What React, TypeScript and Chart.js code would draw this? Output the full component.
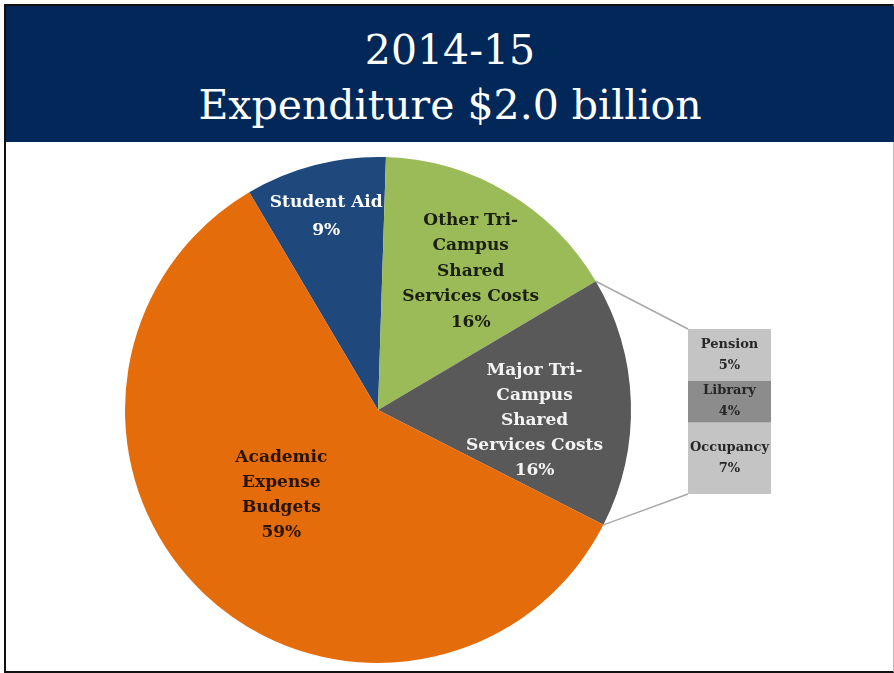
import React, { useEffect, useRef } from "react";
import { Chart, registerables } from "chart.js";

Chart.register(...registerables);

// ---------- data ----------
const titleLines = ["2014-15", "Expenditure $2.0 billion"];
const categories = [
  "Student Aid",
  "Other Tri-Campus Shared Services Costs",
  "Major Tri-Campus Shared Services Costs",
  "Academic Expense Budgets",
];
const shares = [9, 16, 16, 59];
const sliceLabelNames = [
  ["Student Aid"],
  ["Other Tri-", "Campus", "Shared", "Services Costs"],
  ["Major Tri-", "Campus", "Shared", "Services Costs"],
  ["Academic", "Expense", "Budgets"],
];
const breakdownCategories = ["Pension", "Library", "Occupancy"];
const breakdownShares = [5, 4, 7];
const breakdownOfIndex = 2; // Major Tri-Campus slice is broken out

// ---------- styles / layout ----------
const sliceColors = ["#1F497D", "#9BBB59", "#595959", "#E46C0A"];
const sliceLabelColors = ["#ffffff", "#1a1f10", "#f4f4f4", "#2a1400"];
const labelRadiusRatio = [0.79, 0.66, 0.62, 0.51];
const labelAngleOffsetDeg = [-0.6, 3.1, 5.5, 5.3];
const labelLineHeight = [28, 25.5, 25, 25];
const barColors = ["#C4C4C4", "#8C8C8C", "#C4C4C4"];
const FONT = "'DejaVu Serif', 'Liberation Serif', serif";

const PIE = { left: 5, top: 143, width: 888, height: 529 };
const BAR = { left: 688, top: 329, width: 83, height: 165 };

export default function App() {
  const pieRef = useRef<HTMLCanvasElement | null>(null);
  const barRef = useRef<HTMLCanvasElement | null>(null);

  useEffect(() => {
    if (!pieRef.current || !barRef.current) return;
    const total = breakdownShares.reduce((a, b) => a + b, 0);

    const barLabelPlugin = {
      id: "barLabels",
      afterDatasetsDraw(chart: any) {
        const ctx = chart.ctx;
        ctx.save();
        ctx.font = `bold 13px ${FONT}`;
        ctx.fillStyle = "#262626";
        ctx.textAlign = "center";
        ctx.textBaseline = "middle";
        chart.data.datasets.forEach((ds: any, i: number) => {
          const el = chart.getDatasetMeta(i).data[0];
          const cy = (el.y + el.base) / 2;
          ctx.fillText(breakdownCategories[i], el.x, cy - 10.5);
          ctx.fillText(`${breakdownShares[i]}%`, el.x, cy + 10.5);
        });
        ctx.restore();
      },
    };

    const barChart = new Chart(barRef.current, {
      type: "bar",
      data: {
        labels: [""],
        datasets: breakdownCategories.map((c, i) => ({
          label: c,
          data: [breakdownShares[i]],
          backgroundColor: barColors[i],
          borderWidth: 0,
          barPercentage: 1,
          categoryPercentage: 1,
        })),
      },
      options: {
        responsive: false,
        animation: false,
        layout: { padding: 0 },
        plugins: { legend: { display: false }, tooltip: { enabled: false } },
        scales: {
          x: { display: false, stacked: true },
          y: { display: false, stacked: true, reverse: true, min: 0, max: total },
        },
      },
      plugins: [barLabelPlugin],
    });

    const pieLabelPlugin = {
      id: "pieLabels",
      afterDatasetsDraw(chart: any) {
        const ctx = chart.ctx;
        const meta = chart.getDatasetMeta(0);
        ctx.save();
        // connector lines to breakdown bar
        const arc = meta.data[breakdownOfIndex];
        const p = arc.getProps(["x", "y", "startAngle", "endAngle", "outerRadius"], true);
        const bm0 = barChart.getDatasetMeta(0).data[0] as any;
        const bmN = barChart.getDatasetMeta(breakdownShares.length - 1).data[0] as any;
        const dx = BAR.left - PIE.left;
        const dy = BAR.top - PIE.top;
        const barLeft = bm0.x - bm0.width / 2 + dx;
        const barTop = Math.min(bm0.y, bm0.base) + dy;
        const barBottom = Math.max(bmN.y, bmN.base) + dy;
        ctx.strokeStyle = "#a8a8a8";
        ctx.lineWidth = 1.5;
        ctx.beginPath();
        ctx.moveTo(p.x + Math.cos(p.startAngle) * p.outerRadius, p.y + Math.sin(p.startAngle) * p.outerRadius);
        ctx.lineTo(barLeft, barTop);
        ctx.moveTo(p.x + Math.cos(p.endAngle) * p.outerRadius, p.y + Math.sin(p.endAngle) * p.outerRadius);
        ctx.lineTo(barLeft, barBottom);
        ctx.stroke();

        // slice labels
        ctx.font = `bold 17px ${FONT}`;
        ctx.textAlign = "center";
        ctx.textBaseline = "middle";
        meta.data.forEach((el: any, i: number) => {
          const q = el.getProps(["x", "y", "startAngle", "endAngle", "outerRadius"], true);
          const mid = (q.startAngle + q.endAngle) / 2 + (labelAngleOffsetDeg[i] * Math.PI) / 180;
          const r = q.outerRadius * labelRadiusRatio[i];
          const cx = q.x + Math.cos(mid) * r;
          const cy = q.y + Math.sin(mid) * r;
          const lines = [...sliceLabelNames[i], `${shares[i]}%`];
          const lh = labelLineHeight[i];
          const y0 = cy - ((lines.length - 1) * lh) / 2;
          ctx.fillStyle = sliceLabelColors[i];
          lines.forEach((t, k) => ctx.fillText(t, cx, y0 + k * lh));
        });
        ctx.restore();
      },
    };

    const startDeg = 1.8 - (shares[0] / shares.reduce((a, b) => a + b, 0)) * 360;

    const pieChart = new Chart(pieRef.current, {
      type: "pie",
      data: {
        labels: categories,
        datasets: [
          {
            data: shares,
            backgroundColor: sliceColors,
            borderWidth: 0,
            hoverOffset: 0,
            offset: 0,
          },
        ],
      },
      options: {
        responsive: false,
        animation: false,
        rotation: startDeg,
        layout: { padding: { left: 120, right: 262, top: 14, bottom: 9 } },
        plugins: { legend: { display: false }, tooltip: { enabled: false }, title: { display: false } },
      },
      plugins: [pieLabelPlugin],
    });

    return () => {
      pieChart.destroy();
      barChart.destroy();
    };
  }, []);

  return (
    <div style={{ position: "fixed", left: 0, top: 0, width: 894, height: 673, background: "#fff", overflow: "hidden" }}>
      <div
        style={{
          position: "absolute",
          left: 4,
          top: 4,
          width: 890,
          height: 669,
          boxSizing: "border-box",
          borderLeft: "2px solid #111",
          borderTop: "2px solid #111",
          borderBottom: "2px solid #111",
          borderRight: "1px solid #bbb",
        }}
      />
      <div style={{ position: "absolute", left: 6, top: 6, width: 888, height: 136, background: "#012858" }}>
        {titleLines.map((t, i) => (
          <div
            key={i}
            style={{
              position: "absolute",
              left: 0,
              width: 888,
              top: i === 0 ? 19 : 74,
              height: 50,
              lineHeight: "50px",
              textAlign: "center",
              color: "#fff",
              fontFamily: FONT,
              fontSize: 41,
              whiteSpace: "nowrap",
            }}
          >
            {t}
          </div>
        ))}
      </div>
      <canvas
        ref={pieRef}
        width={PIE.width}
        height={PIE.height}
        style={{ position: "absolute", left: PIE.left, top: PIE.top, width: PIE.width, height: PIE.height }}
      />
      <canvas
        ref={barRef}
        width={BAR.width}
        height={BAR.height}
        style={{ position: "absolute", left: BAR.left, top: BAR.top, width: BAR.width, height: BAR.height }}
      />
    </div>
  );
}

________________________________________

Prompt – Repeat the material exactly as it reads, without any of its pictures.

Answer below –
What React, TypeScript and Chart.js code would draw this? Output the full component.
import React, { useEffect, useRef } from "react";
import { Chart, registerables } from "chart.js";

Chart.register(...registerables);

// ---------- data ----------
const titleLines = ["2014-15", "Expenditure $2.0 billion"];
const categories = [
  "Student Aid",
  "Other Tri-Campus Shared Services Costs",
  "Major Tri-Campus Shared Services Costs",
  "Academic Expense Budgets",
];
const shares = [9, 16, 16, 59];
const sliceLabelNames = [
  ["Student Aid"],
  ["Other Tri-", "Campus", "Shared", "Services Costs"],
  ["Major Tri-", "Campus", "Shared", "Services Costs"],
  ["Academic", "Expense", "Budgets"],
];
const breakdownCategories = ["Pension", "Library", "Occupancy"];
const breakdownShares = [5, 4, 7];
const breakdownOfIndex = 2; // Major Tri-Campus slice is broken out

// ---------- styles / layout ----------
const sliceColors = ["#1F497D", "#9BBB59", "#595959", "#E46C0A"];
const sliceLabelColors = ["#ffffff", "#1a1f10", "#f4f4f4", "#2a1400"];
const labelRadiusRatio = [0.79, 0.66, 0.62, 0.51];
const labelAngleOffsetDeg = [-0.6, 3.1, 5.5, 5.3];
const labelLineHeight = [28, 25.5, 25, 25];
const barColors = ["#C4C4C4", "#8C8C8C", "#C4C4C4"];
const FONT = "'DejaVu Serif', 'Liberation Serif', serif";

const PIE = { left: 5, top: 143, width: 888, height: 529 };
const BAR = { left: 688, top: 329, width: 83, height: 165 };

export default function App() {
  const pieRef = useRef<HTMLCanvasElement | null>(null);
  const barRef = useRef<HTMLCanvasElement | null>(null);

  useEffect(() => {
    if (!pieRef.current || !barRef.current) return;
    const total = breakdownShares.reduce((a, b) => a + b, 0);

    const barLabelPlugin = {
      id: "barLabels",
      afterDatasetsDraw(chart: any) {
        const ctx = chart.ctx;
        ctx.save();
        ctx.font = `bold 13px ${FONT}`;
        ctx.fillStyle = "#262626";
        ctx.textAlign = "center";
        ctx.textBaseline = "middle";
        chart.data.datasets.forEach((ds: any, i: number) => {
          const el = chart.getDatasetMeta(i).data[0];
          const cy = (el.y + el.base) / 2;
          ctx.fillText(breakdownCategories[i], el.x, cy - 10.5);
          ctx.fillText(`${breakdownShares[i]}%`, el.x, cy + 10.5);
        });
        ctx.restore();
      },
    };

    const barChart = new Chart(barRef.current, {
      type: "bar",
      data: {
        labels: [""],
        datasets: breakdownCategories.map((c, i) => ({
          label: c,
          data: [breakdownShares[i]],
          backgroundColor: barColors[i],
          borderWidth: 0,
          barPercentage: 1,
          categoryPercentage: 1,
        })),
      },
      options: {
        responsive: false,
        animation: false,
        layout: { padding: 0 },
        plugins: { legend: { display: false }, tooltip: { enabled: false } },
        scales: {
          x: { display: false, stacked: true },
          y: { display: false, stacked: true, reverse: true, min: 0, max: total },
        },
      },
      plugins: [barLabelPlugin],
    });

    const pieLabelPlugin = {
      id: "pieLabels",
      afterDatasetsDraw(chart: any) {
        const ctx = chart.ctx;
        const meta = chart.getDatasetMeta(0);
        ctx.save();
        // connector lines to breakdown bar
        const arc = meta.data[breakdownOfIndex];
        const p = arc.getProps(["x", "y", "startAngle", "endAngle", "outerRadius"], true);
        const bm0 = barChart.getDatasetMeta(0).data[0] as any;
        const bmN = barChart.getDatasetMeta(breakdownShares.length - 1).data[0] as any;
        const dx = BAR.left - PIE.left;
        const dy = BAR.top - PIE.top;
        const barLeft = bm0.x - bm0.width / 2 + dx;
        const barTop = Math.min(bm0.y, bm0.base) + dy;
        const barBottom = Math.max(bmN.y, bmN.base) + dy;
        ctx.strokeStyle = "#a8a8a8";
        ctx.lineWidth = 1.5;
        ctx.beginPath();
        ctx.moveTo(p.x + Math.cos(p.startAngle) * p.outerRadius, p.y + Math.sin(p.startAngle) * p.outerRadius);
        ctx.lineTo(barLeft, barTop);
        ctx.moveTo(p.x + Math.cos(p.endAngle) * p.outerRadius, p.y + Math.sin(p.endAngle) * p.outerRadius);
        ctx.lineTo(barLeft, barBottom);
        ctx.stroke();

        // slice labels
        ctx.font = `bold 17px ${FONT}`;
        ctx.textAlign = "center";
        ctx.textBaseline = "middle";
        meta.data.forEach((el: any, i: number) => {
          const q = el.getProps(["x", "y", "startAngle", "endAngle", "outerRadius"], true);
          const mid = (q.startAngle + q.endAngle) / 2 + (labelAngleOffsetDeg[i] * Math.PI) / 180;
          const r = q.outerRadius * labelRadiusRatio[i];
          const cx = q.x + Math.cos(mid) * r;
          const cy = q.y + Math.sin(mid) * r;
          const lines = [...sliceLabelNames[i], `${shares[i]}%`];
          const lh = labelLineHeight[i];
          const y0 = cy - ((lines.length - 1) * lh) / 2;
          ctx.fillStyle = sliceLabelColors[i];
          lines.forEach((t, k) => ctx.fillText(t, cx, y0 + k * lh));
        });
        ctx.restore();
      },
    };

    const startDeg = 1.8 - (shares[0] / shares.reduce((a, b) => a + b, 0)) * 360;

    const pieChart = new Chart(pieRef.current, {
      type: "pie",
      data: {
        labels: categories,
        datasets: [
          {
            data: shares,
            backgroundColor: sliceColors,
            borderWidth: 0,
            hoverOffset: 0,
            offset: 0,
          },
        ],
      },
      options: {
        responsive: false,
        animation: false,
        rotation: startDeg,
        layout: { padding: { left: 120, right: 262, top: 14, bottom: 9 } },
        plugins: { legend: { display: false }, tooltip: { enabled: false }, title: { display: false } },
      },
      plugins: [pieLabelPlugin],
    });

    return () => {
      pieChart.destroy();
      barChart.destroy();
    };
  }, []);

  return (
    <div style={{ position: "fixed", left: 0, top: 0, width: 894, height: 673, background: "#fff", overflow: "hidden" }}>
      <div
        style={{
          position: "absolute",
          left: 4,
          top: 4,
          width: 890,
          height: 669,
          boxSizing: "border-box",
          borderLeft: "2px solid #111",
          borderTop: "2px solid #111",
          borderBottom: "2px solid #111",
          borderRight: "1px solid #bbb",
        }}
      />
      <div style={{ position: "absolute", left: 6, top: 6, width: 888, height: 136, background: "#012858" }}>
        {titleLines.map((t, i) => (
          <div
            key={i}
            style={{
              position: "absolute",
              left: 0,
              width: 888,
              top: i === 0 ? 19 : 74,
              height: 50,
              lineHeight: "50px",
              textAlign: "center",
              color: "#fff",
              fontFamily: FONT,
              fontSize: 41,
              whiteSpace: "nowrap",
            }}
          >
            {t}
          </div>
        ))}
      </div>
      <canvas
        ref={pieRef}
        width={PIE.width}
        height={PIE.height}
        style={{ position: "absolute", left: PIE.left, top: PIE.top, width: PIE.width, height: PIE.height }}
      />
      <canvas
        ref={barRef}
        width={BAR.width}
        height={BAR.height}
        style={{ position: "absolute", left: BAR.left, top: BAR.top, width: BAR.width, height: BAR.height }}
      />
    </div>
  );
}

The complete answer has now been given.